В видении Сына Человеческою I-ой главы, можно сказать, нет ничего Евангельского, относящегося к земной Жизни Христа; все, его содержание относится к Его небесному, прославленному образу, которого не знает земное человечество, и однако оно предполагает и включает Евангелие боговоплощения, вочеловечение Сына Божия как Сына Человеческого. В этом отношении оно подобно и ветхозаветному видению Даниила по содержанию, однако не по силе, поскольку последнее было лишь пророчеством о грядущем боговочеловечении, а первое уже о совершившемся и в силе своей сущем не только для земли, но в небесах.
Видения глав IV-ой и V-ой, которые, как и Данииловские, относятся как к Отцу, Сидящему на престоле, а далее к Сыну, особенно характерны для определения природы созерцаний тайнозрителя. Само собою разумеется, что Иоанн имел его, также находясь «в духе», испытывая прямое наитие Духа Святого, влагающего в него Свои откровения о Боге, Отце и Сыне, и также слышит «прежний голос как бы трубы» (IV, 1), как и в предыдущем видении. Видение это относится к трансцендентному, божественному миру, происходит на небе («дверь отверстая на небо», и описывается виденное внутри ее). В земных, чувственных образах (камни, радуга, престол с исходящими от него молниями, громами, гласами, море стеклянное) видим Сидящим на престоле. Само собою разумеется, что это, уже всецело духовное, откровение облекается в чувственные образы на человеческом языке, причем очевидна вся недостаточность, приблизительность их; здесь изнемогает репродуцирующая способность человека. И когда он записывает и описывает ему открывшееся, он хватается за привычные образы, ищет средств передачи. Они неадекватны и неточны, но они передают самую сущность виденного и слышанного, причем гарантией является боговдохновенность описываемого. Во всяком случае очевидно, что видеть Бога Отца, Сидящего на престоле, человеческими очами человеку не дано, и все сказанное надо понимать как человеческий рассказ о вещах духовных, о мире Божественном.

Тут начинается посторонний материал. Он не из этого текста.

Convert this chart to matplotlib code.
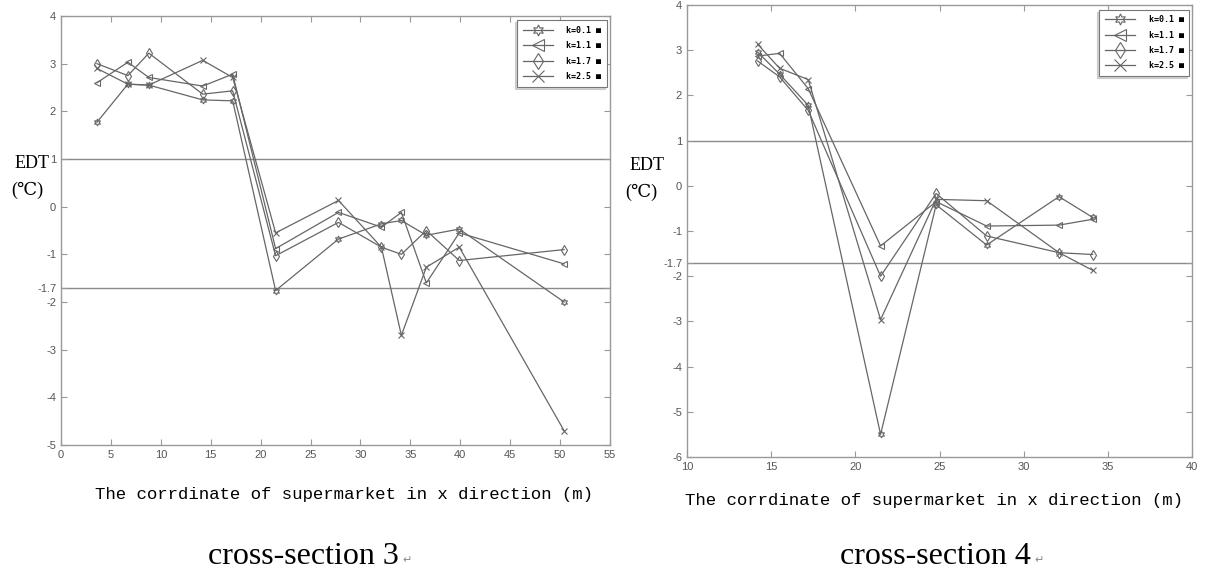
import numpy as np
import matplotlib.pyplot as plt

# cross-section 3
x3 = [3.6, 6.7, 8.8, 14.2, 17.2, 21.5, 27.8, 32.1, 34.1, 36.6, 39.9, 50.4]
k01_3 = [1.77, 2.57, 2.55, 2.24, 2.22, -1.76, -0.68, -0.36, -0.29, -0.60, -0.47, -2.00]
k11_3 = [2.60, 3.03, 2.71, 2.53, 2.78, -0.88, -0.12, -0.43, -0.12, -1.60, -0.55, -1.20]
k17_3 = [3.00, 2.75, 3.22, 2.36, 2.43, -1.03, -0.33, -0.85, -1.00, -0.50, -1.13, -0.90]
k25_3 = [2.90, 2.57, 2.55, 3.07, 2.71, -0.55, 0.13, -0.85, -2.70, -1.27, -0.85, -4.70]

# cross-section 4
x4 = [14.2, 15.5, 17.2, 21.5, 24.8, 27.8, 32.1, 34.1]
k01_4 = [2.96, 2.47, 1.78, -5.50, -0.42, -1.31, -0.24, -0.70]
k11_4 = [2.87, 2.93, 2.15, -1.33, -0.35, -0.89, -0.87, -0.74]
k17_4 = [2.76, 2.41, 1.67, -2.00, -0.17, -1.11, -1.48, -1.52]
k25_4 = [3.13, 2.60, 2.35, -2.96, -0.30, -0.33, -1.48, -1.87]

labels = ['k=0.1 ■', 'k=1.1 ■', 'k=1.7 ■', 'k=2.5 ■']
markers = [(6, 1, 0), '<', 'd', 'x']
xlabel = 'The corrdinate of supermarket in x direction (m)'

W, H = 1206, 577
fig = plt.figure(figsize=(W / 100, H / 100), dpi=100)
fig.patch.set_facecolor('white')

lc = '#666666'
axc = '#999999'


def px(x, y):
    return x / W, 1 - y / H


def panel(rect, xs, series, xlim, xticks, ylim, yticks):
    ax = fig.add_axes(rect)
    ax.axhline(1, color='#8a8a8a', lw=1.0, zorder=1)
    ax.axhline(-1.7, color='#8a8a8a', lw=1.0, zorder=1)
    for ys, m, lab in zip(series, markers, labels):
        ax.plot(xs, ys, color=lc, lw=0.9, marker=m, ms=5, mfc='none',
                mec=lc, mew=0.8, label=lab)
    ax.set_xlim(*xlim)
    ax.set_ylim(*ylim)
    ax.set_xticks(xticks)
    ax.set_yticks(yticks)
    ax.set_yticklabels([('%g' % t) for t in yticks])
    ax.tick_params(direction='in', length=4, top=True, right=True,
                   colors=axc, labelcolor='#555555', labelsize=8, width=0.8)
    for s in ax.spines.values():
        s.set_color(axc)
        s.set_linewidth(1.0)
    for t in ax.get_xticklabels() + ax.get_yticklabels():
        t.set_family('Liberation Sans')
    leg = ax.legend(loc='upper right', bbox_to_anchor=(0.995, 0.99),
                    borderaxespad=0, fancybox=False, edgecolor='#777777',
                    markerscale=1.6, handlelength=3.6, labelspacing=0.75,
                    borderpad=0.7, handletextpad=1.6,
                    prop={'family': 'DejaVu Sans Mono', 'weight': 'bold', 'size': 6},
                    shadow={'ox': -1.5, 'oy': -1.5, 'color': '#aaaaaa'})
    leg.get_frame().set_linewidth(0.8)
    return ax


r3 = (61 / W, 1 - 445 / H, 549 / W, 429 / H)
panel(r3, x3, [k01_3, k11_3, k17_3, k25_3], (0, 55), np.arange(0, 56, 5),
      (-5, 4), [-5, -4, -3, -2, -1.7, -1, 0, 1, 2, 3, 4])

r4 = (687 / W, 1 - 457 / H, 505 / W, 452 / H)
panel(r4, x4, [k01_4, k11_4, k17_4, k25_4], (10, 40), np.arange(10, 41, 5),
      (-6, 4), [-6, -5, -4, -3, -2, -1.7, -1, 0, 1, 2, 3, 4])

mono = ['Liberation Mono', 'DejaVu Sans Mono', 'DejaVu Sans']
serif = ['Liberation Serif', 'DejaVu Serif']

# y labels
fig.text(*px(32, 163), 'EDT', ha='center', va='center', family=serif, fontsize=13)
fig.text(*px(27, 190), '(℃)', ha='center', va='center', family=serif, fontsize=13)
fig.text(*px(647, 165), 'EDT', ha='center', va='center', family=serif, fontsize=13)
fig.text(*px(641, 192), '(℃)', ha='center', va='center', family=serif, fontsize=13)

# x labels
fig.text(*px(344, 495), xlabel, ha='center', va='center', family=mono, fontsize=12.5)
fig.text(*px(934, 500), xlabel, ha='center', va='center', family=mono, fontsize=12.5)

# captions
fig.text(*px(303, 556), 'cross-section 3', ha='center', va='center', family=serif, fontsize=23)
fig.text(*px(407, 560), '↵', ha='center', va='center', family='DejaVu Sans', fontsize=8, color='#888888')
fig.text(*px(935, 556), 'cross-section 4', ha='center', va='center', family=serif, fontsize=23)
fig.text(*px(1039, 560), '↵', ha='center', va='center', family='DejaVu Sans', fontsize=8, color='#888888')

fig.savefig('out.png', dpi=100, facecolor='white')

Но особый, добавочный вопрос возникает при сопоставлении глав IV-ой и V-ой, поскольку в них соединяется в одном общем видении образ Отца, Сидящего на престоле, и Богочеловека, «льва из колена Иудова, корня Давидова» (V, 5), «Агнца как бы закланного». Само это соединение Бога-Отца и Богочеловека в ветхозаветном предварении дано уже было в видении прор. Даниила. Однако остается все различие между этим предварением и видением Тайнозрителя, поскольку здесь сочетается Небесный Отец и уже вочеловечившийся Сын. Поскольку все это есть явление духовное, оно может сочетать таковое содержание, которое далее переводится репродуцирующим воображением, которое, тем не менее, уже включает совершившееся боговоплощение, онтологическую о нем память или «воспоминание», которое и догматически содержится в «новой песни» святых, посвященной искупительному делу Христову (V, 9-10). И в славословии совокупляется прославление «Сидящего на престоле и Агнца» (13). Характерно, что «Сын Человеческий» предстает здесь как «Агнец как бы закланный». [ 144
[Закрыть]] Конечно, это не есть зрительный образ (почему к нему и прибавляется «как бы»), это есть богословская эмблема, догматический символ, которым Тайнозритель выражает свое духовное о Нем откровение. В таком качестве она вообще и заняла свое привычное место в догматической символике, но как зрительный она, очевидно, невозможна. Это еще раз подтверждает ту истину, что образы Апокалипсиса для своего подлинного уразумения нуждаются в некотором догматическом переводе, поскольку и сами они возникают в творческом воображении тайнозрителя также в таком творческом переводе, суть перевод с перевода, рассказ о вещах духовных, аллегория, священный иероглиф. Чувственно же буквальное ее восприятие с превращением Агнца Божия в барашка содержит в себе совершенно очевидную несообразность и несоответствие внутреннему смыслу. Сюда же относятся и другие черты, этому символическому образу свойственные: семь рогов и семь очей у Агнца. Таковы же подробности видения о книге в деснице у Сидящего на престоле, написанной изнутри и отвне, запечатанной семью печатями, которую берет Агнец из рук Его, и т. д. Все это – символические иносказания. Вообще о всей небесной картине IV-ой и V-ой глав можно сказать, что, конечно, тайнозритель не мог видеть и не видел описываемого здесь в земных чувственных образах земными очами, но то была некая духовная для него очевидность как откровение, которое он творчески облекает в образы в своем повествовании, которое поэтому и следует понимать не буквально чувственно, но по духовному содержанию.